The answer is simpler than you think. Do a statement like this/the above for three or four pieces, individually, then look for overlaps in the stakes between them, in order to write around them. And edit this all down to fit it into one page, maybe 700 words or so.
Too often, artists begin writing an overall statement about their work in a vacuum, or rather, regarding their personal relationship to their art, instead of their viewers’. But “I’m interested in,” or “my work explores,” and “I research and relate….” are about your practice or what you want your work to do. Very often, such statements only describe the last piece you made, the work you wish you were making, or the processes you used to produce them. The experience of viewership of extant art is a very different thing. And writing a material and/or relational experience for us is precisely how you invite audiences in to material and/or relational art.
Your statement should rather start with something similar to the above. “I make x, which do y, and z is why that is important.”
Then… wait for it… …
For example, in [title of piece] … [summarize one artist statement you already wrote. What it is, what we experience, why that’s important. Refer back to this post when writing!].
Or with [do that again, for another piece].
And in [one more time, another piece].
Overall, the work… TA DA!!!
And so, write the immediately above first. Take your individual works for what they are, and do – even ask others what they are and do for them – before you write around them. And be as concise as you can in this.

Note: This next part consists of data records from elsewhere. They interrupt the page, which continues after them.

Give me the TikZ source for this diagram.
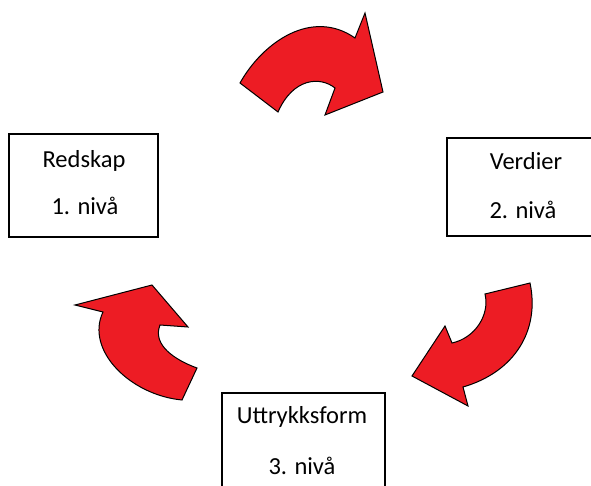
\documentclass[tikz,border=0pt]{standalone}
\usepackage{fontspec}
\setmainfont{Carlito}
\definecolor{arrred}{HTML}{ED1C24}
\begin{document}
\begin{tikzpicture}[x=1pt,y=-1pt,
  box/.style={draw=black,line width=1.4pt,inner sep=0pt},
  lbl/.style={anchor=base,inner sep=0pt,font=\fontsize{24.5}{29}\selectfont},
  curvarrow/.style={fill=arrred,draw=black,line width=1pt,line join=miter}]
\useasboundingbox (0,0) rectangle (591,486);
\fill[white] (0,0) rectangle (591,486);
% boxes
\node[box,minimum width=149pt,minimum height=103pt] (b1) at (83.5,185.5) {};
\node[box,minimum width=153pt,minimum height=98pt] (b2) at (523.5,187) {};
\node[box,minimum width=163pt,minimum height=110pt] (b3) at (303.5,448) {};
% labels
\node[lbl] (t1a) at (84,168) {Redskap};
\node[lbl] (t1b) at (85,215) {1. nivå};
\node[lbl] (t2a) at (526,170) {Verdier};
\node[lbl] (t2b) at (523,219) {2. nivå};
\node[lbl] (t3a) at (302,423) {Uttrykksform};
\node[lbl] (t3b) at (302,474) {3. nivå};
% top curved arrow
\draw[curvarrow] (240,83) .. controls (263,42) and (312,8) .. (355,38)
  -- (365,13) -- (383,92) -- (325,115) -- (335,88)
  .. controls (320,76) and (293,78) .. (278,112) -- cycle;
% right curved arrow
\draw[curvarrow] (530,283) -- (485,294)
  .. controls (490,315) and (475,338) .. (452,343)
  -- (445,326) -- (412,376) -- (468,406) -- (463,387)
  .. controls (515,372) and (540,330) .. (530,283) -- cycle;
% left curved arrow
\draw[curvarrow] (182,400) -- (197,368)
  .. controls (175,360) and (152,345) .. (160,325)
  -- (188,327) -- (152,285) -- (75,305) -- (103,312)
  .. controls (85,350) and (130,395) .. (182,400) -- cycle;
\end{tikzpicture}
\end{document}
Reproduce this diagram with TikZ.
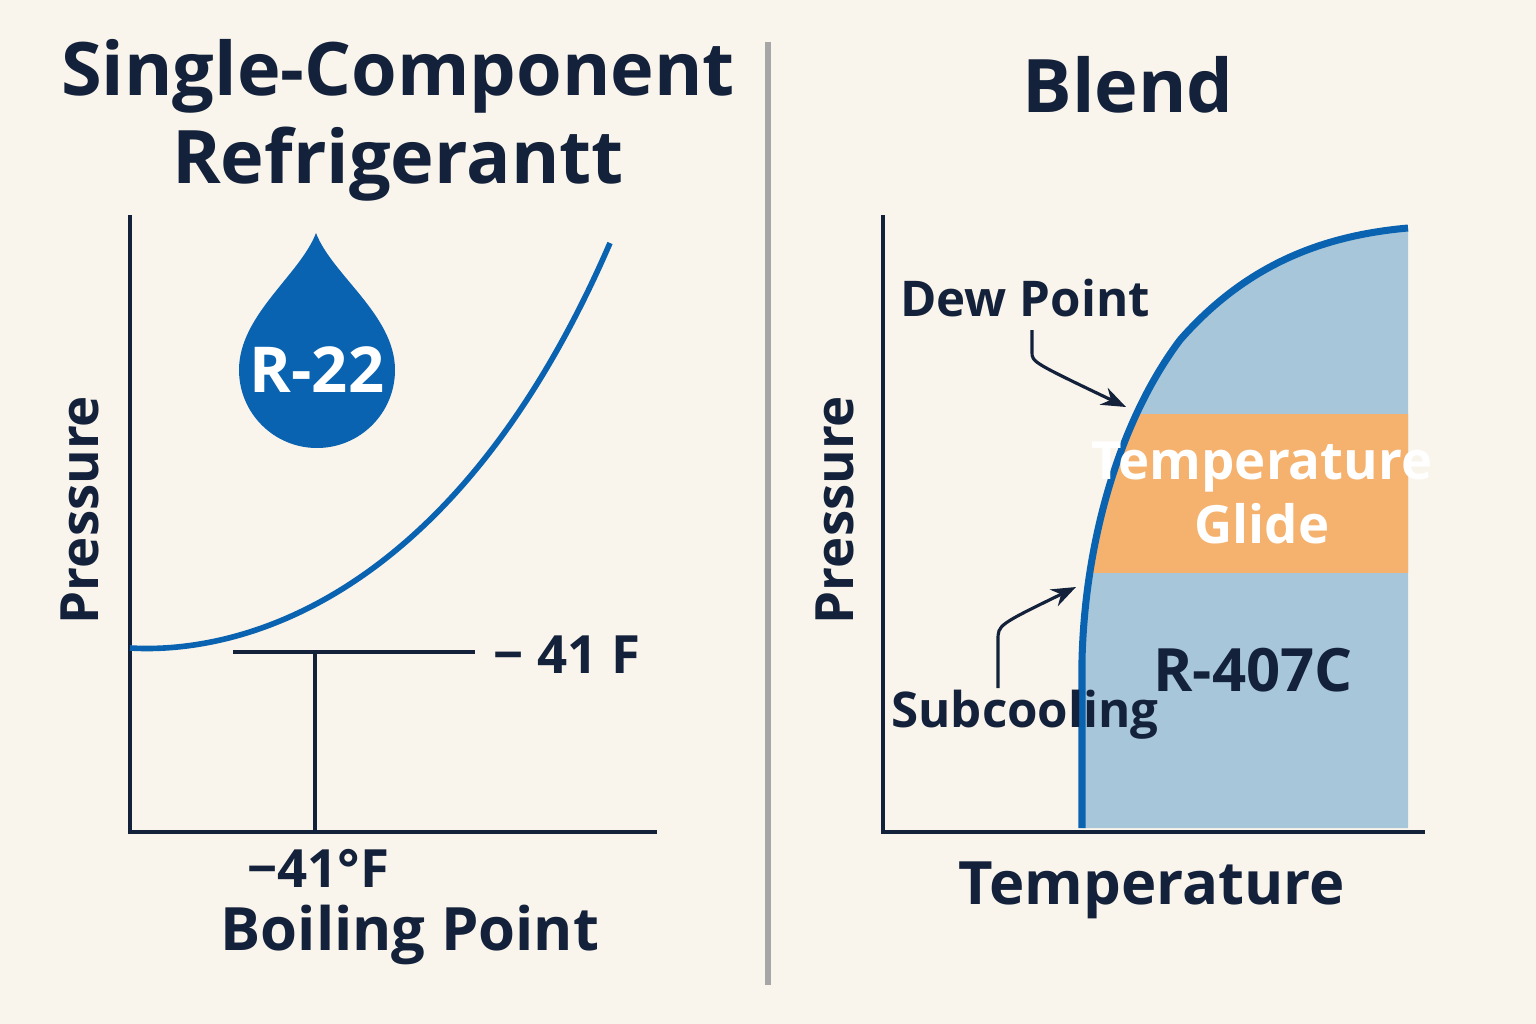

But Nathaniel, you may say, your artist statement is SUPER long! That’s true. Yet it follows that same format; it just does so three times in a row, for lots of work, with transitions, so that those web surfers looking for specific pieces I am known for will be able to search for them and know they’ve come to the right place. Remember: I have a 20 year artistic research practice, across printmaking, writing, installation, interaction, networked art, sculpture, performance, and more – and some folks only know one or another of the media I work with, depending on their field. Most people who come to my site already know something about me, and are looking for a specific piece, and I make sure they can find it. I wouldn’t put that entire long statement on an exhibition, or send it to a residency. I would choose three pieces, and perhaps write around those, again. And I recommend said same for all my students and peers, in a given space.
Remember: writing, theory, philosophy and storytelling tell us the stakes of what we do and are, what we might be in the future. Art brings those stakes into the room, as material form, or experience. And so you must always include what your art is, and how we engage, so as to have us regard its import. And then write-with that story, think and share, again and again.